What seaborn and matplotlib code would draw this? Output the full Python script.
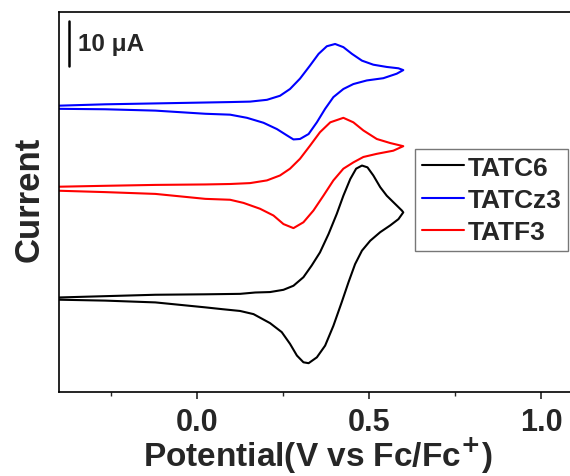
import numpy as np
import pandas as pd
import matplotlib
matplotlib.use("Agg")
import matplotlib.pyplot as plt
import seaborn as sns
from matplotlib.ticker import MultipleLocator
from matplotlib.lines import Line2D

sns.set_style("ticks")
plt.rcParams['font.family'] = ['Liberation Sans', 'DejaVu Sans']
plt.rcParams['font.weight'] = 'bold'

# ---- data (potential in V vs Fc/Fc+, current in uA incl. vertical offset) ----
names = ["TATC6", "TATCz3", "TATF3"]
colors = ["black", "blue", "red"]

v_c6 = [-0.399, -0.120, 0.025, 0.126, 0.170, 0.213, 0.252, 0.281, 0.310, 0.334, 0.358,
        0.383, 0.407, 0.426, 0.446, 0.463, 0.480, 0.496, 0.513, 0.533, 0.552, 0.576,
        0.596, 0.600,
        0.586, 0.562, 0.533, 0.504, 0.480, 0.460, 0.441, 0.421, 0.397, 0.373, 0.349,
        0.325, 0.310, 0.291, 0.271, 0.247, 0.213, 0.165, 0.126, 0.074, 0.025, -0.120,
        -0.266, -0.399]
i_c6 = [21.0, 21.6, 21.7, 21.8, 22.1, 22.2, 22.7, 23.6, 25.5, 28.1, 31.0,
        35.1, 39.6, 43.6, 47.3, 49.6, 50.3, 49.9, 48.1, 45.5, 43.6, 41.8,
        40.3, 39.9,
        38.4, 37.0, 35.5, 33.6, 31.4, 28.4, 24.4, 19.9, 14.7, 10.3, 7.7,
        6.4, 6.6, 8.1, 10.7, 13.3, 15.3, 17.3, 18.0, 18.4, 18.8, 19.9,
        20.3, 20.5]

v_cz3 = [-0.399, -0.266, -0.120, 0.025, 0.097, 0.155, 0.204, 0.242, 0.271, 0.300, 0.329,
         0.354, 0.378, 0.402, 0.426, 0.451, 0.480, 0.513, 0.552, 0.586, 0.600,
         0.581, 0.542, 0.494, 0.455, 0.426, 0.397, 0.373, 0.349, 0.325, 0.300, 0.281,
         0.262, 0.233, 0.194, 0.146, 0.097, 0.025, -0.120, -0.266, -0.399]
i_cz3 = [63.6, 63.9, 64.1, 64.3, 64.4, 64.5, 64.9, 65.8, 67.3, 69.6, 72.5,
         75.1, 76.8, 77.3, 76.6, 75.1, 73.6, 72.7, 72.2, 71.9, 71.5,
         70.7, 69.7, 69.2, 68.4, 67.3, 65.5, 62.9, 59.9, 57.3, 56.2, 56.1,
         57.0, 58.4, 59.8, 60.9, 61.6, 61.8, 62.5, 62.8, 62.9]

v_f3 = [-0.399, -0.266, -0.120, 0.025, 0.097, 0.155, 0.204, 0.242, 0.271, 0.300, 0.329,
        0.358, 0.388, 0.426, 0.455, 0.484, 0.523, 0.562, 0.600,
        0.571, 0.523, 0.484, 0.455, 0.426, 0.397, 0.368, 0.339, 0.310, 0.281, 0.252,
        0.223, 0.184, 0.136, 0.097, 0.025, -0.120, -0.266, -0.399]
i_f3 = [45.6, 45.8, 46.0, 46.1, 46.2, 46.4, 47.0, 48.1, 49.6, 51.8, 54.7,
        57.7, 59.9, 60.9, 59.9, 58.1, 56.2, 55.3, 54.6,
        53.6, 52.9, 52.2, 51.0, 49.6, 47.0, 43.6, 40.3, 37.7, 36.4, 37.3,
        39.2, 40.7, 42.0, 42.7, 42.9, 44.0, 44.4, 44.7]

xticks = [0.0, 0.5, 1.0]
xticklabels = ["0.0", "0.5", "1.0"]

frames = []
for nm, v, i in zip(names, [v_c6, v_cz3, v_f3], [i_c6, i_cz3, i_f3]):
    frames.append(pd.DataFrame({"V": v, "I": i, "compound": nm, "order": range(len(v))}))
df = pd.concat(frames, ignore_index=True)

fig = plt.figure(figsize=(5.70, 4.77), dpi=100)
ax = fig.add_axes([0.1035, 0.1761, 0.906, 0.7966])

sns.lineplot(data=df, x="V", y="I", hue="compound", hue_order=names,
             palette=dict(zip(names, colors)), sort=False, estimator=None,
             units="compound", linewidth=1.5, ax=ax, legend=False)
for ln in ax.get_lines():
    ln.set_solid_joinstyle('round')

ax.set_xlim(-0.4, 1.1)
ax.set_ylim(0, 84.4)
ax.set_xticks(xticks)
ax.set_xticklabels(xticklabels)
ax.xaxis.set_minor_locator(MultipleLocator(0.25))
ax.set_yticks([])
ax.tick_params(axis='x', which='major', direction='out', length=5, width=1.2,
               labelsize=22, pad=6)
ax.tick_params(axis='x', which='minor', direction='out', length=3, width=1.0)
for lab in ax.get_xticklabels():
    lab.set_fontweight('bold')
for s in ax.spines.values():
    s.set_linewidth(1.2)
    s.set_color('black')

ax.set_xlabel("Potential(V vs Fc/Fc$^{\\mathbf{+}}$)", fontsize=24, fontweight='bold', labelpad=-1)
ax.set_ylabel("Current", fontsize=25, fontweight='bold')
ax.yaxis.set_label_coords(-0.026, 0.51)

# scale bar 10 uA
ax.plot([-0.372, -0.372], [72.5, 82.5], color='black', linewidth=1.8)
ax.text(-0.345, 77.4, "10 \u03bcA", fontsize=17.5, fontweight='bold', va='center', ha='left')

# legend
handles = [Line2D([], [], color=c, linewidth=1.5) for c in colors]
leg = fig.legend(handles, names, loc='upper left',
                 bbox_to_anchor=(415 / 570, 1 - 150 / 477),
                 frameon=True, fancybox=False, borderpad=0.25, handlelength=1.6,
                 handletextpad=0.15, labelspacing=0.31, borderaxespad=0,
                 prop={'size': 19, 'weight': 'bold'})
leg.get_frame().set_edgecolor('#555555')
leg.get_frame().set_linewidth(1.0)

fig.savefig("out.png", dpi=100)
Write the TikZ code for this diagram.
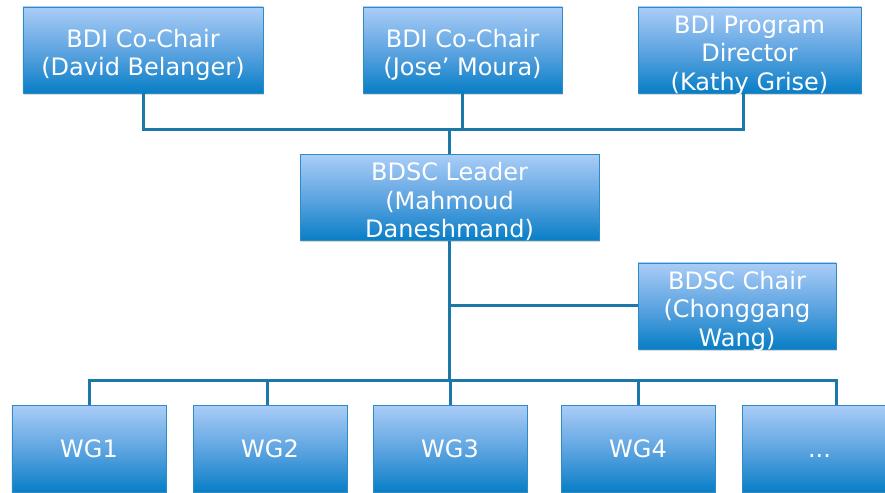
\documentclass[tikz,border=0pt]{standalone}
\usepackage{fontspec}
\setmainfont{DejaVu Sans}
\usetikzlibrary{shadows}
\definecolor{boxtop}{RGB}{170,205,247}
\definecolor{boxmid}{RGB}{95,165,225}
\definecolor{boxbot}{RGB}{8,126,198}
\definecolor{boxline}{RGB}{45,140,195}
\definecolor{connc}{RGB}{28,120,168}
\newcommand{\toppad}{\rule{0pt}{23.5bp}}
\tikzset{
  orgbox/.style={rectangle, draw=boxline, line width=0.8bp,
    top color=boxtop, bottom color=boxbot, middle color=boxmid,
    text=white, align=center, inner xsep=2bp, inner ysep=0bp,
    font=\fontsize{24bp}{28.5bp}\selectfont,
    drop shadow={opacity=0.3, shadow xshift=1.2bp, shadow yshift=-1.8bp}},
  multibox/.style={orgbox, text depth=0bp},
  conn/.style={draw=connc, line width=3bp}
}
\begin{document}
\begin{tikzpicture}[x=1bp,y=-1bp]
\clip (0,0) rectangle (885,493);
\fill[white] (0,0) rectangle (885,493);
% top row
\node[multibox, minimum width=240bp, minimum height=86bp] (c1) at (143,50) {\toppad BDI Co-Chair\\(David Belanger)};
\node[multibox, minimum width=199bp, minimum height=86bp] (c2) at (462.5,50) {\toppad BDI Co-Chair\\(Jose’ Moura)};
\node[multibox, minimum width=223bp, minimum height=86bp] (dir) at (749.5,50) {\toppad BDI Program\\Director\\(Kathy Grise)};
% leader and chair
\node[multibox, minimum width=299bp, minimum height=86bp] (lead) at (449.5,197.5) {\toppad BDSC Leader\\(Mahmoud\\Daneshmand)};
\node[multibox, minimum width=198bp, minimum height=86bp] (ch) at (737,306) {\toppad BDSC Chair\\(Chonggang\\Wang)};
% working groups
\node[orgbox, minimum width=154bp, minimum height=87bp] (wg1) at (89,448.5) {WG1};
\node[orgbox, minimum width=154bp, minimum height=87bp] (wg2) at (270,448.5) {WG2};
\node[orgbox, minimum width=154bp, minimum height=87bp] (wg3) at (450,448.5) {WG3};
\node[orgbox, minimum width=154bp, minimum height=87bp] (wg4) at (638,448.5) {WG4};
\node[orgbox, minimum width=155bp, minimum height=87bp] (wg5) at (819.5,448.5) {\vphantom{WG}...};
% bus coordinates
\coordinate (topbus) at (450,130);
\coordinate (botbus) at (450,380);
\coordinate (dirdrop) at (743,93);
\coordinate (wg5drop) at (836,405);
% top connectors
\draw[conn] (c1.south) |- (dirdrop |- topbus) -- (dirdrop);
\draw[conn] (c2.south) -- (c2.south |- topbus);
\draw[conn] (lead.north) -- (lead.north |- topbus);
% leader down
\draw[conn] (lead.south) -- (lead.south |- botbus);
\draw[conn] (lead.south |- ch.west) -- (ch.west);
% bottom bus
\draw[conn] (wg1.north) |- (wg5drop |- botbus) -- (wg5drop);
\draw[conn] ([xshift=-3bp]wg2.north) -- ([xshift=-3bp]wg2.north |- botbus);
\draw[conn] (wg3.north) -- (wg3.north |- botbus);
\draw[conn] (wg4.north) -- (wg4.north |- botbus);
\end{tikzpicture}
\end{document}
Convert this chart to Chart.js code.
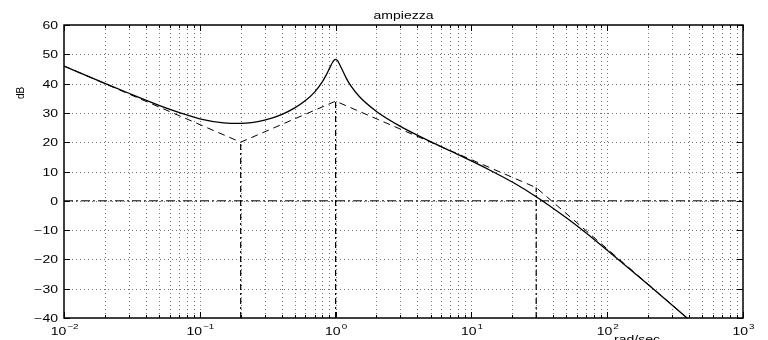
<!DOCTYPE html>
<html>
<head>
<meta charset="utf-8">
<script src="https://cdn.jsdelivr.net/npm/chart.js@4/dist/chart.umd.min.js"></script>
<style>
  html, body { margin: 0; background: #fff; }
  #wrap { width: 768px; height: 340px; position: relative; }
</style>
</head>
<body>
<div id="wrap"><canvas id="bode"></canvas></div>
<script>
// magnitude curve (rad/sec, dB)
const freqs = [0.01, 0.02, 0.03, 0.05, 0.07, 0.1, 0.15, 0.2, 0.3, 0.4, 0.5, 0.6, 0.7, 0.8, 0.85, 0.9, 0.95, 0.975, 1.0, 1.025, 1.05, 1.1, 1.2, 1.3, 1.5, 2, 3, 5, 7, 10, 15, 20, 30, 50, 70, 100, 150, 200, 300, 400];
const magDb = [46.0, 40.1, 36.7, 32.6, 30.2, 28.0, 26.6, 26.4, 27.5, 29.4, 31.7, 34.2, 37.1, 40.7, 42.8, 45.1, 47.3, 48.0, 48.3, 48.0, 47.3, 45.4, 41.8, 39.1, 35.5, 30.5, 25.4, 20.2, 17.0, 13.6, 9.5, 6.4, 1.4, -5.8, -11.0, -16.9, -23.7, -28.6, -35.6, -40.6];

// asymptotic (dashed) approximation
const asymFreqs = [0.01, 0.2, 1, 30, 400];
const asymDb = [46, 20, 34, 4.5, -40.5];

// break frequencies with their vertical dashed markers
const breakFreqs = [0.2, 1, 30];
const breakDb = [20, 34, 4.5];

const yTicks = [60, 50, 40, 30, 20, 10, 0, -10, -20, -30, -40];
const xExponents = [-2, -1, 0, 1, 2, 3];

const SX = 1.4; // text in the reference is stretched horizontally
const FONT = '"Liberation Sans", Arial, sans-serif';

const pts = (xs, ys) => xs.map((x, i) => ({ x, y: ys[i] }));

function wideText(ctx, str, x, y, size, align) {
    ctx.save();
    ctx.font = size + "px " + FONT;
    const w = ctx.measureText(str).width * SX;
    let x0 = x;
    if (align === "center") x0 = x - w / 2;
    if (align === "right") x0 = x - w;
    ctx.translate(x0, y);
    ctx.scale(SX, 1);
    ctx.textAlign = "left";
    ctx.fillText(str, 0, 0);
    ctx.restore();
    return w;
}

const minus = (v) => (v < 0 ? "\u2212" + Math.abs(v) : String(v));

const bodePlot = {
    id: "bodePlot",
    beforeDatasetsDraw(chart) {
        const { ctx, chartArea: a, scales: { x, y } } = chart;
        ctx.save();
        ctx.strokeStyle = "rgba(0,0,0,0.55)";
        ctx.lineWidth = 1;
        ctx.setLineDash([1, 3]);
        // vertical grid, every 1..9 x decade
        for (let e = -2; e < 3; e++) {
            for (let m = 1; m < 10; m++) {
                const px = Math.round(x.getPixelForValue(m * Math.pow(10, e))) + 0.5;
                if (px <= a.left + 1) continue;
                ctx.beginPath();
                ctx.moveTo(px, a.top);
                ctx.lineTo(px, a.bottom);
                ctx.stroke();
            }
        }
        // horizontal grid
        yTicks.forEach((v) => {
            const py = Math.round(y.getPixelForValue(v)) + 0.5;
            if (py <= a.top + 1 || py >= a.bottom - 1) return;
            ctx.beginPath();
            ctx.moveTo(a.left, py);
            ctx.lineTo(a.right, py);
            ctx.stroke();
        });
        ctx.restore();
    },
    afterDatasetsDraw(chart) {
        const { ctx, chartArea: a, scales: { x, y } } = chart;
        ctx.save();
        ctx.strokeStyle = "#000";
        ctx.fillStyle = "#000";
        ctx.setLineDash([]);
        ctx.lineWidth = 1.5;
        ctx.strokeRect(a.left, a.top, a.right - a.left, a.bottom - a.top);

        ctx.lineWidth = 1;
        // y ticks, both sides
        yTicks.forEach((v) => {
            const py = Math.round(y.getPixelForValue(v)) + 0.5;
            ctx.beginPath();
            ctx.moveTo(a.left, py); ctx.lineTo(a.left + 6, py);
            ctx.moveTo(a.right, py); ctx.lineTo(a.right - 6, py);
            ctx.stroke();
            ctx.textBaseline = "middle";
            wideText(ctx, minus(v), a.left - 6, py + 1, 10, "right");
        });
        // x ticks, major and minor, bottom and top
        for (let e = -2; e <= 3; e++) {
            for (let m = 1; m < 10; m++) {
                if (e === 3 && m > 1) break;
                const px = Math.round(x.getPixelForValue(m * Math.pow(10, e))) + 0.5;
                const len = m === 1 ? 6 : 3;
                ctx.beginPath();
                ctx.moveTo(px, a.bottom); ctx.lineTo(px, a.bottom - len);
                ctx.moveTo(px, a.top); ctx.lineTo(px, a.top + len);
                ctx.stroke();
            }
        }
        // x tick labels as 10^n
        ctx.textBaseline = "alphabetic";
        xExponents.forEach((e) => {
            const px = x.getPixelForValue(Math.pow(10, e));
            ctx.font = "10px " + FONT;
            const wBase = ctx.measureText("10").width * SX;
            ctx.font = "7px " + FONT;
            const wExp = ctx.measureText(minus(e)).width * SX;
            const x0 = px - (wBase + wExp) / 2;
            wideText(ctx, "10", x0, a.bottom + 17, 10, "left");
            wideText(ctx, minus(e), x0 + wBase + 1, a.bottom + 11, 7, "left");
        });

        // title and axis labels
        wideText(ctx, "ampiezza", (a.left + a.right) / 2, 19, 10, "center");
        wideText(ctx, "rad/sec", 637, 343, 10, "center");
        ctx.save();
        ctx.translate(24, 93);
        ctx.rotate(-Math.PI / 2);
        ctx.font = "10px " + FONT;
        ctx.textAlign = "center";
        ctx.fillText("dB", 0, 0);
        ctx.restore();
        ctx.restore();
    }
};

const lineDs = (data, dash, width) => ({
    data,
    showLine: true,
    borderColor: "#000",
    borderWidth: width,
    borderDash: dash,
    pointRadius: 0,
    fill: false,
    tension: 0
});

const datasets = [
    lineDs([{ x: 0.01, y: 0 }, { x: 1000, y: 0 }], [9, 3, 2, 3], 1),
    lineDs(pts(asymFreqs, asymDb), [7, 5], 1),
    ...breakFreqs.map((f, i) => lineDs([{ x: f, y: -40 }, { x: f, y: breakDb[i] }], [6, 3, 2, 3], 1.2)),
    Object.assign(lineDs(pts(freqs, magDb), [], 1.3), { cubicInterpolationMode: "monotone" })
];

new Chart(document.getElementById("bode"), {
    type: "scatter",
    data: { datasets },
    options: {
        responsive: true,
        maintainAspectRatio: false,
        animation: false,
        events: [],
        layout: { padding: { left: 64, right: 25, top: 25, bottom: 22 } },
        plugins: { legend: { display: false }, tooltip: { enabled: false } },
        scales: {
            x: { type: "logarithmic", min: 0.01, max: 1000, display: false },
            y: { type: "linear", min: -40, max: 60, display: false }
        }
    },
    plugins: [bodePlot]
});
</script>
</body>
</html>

.....

Without the pictures, return the listing above from its first line through the line that has "plt.rcParams['font.weight'] = 'bold'".

What seaborn and matplotlib code would draw this? Output the full Python script.
import numpy as np
import pandas as pd
import matplotlib
matplotlib.use("Agg")
import matplotlib.pyplot as plt
import seaborn as sns
from matplotlib.ticker import MultipleLocator
from matplotlib.lines import Line2D

sns.set_style("ticks")
plt.rcParams['font.family'] = ['Liberation Sans', 'DejaVu Sans']
plt.rcParams['font.weight'] = 'bold'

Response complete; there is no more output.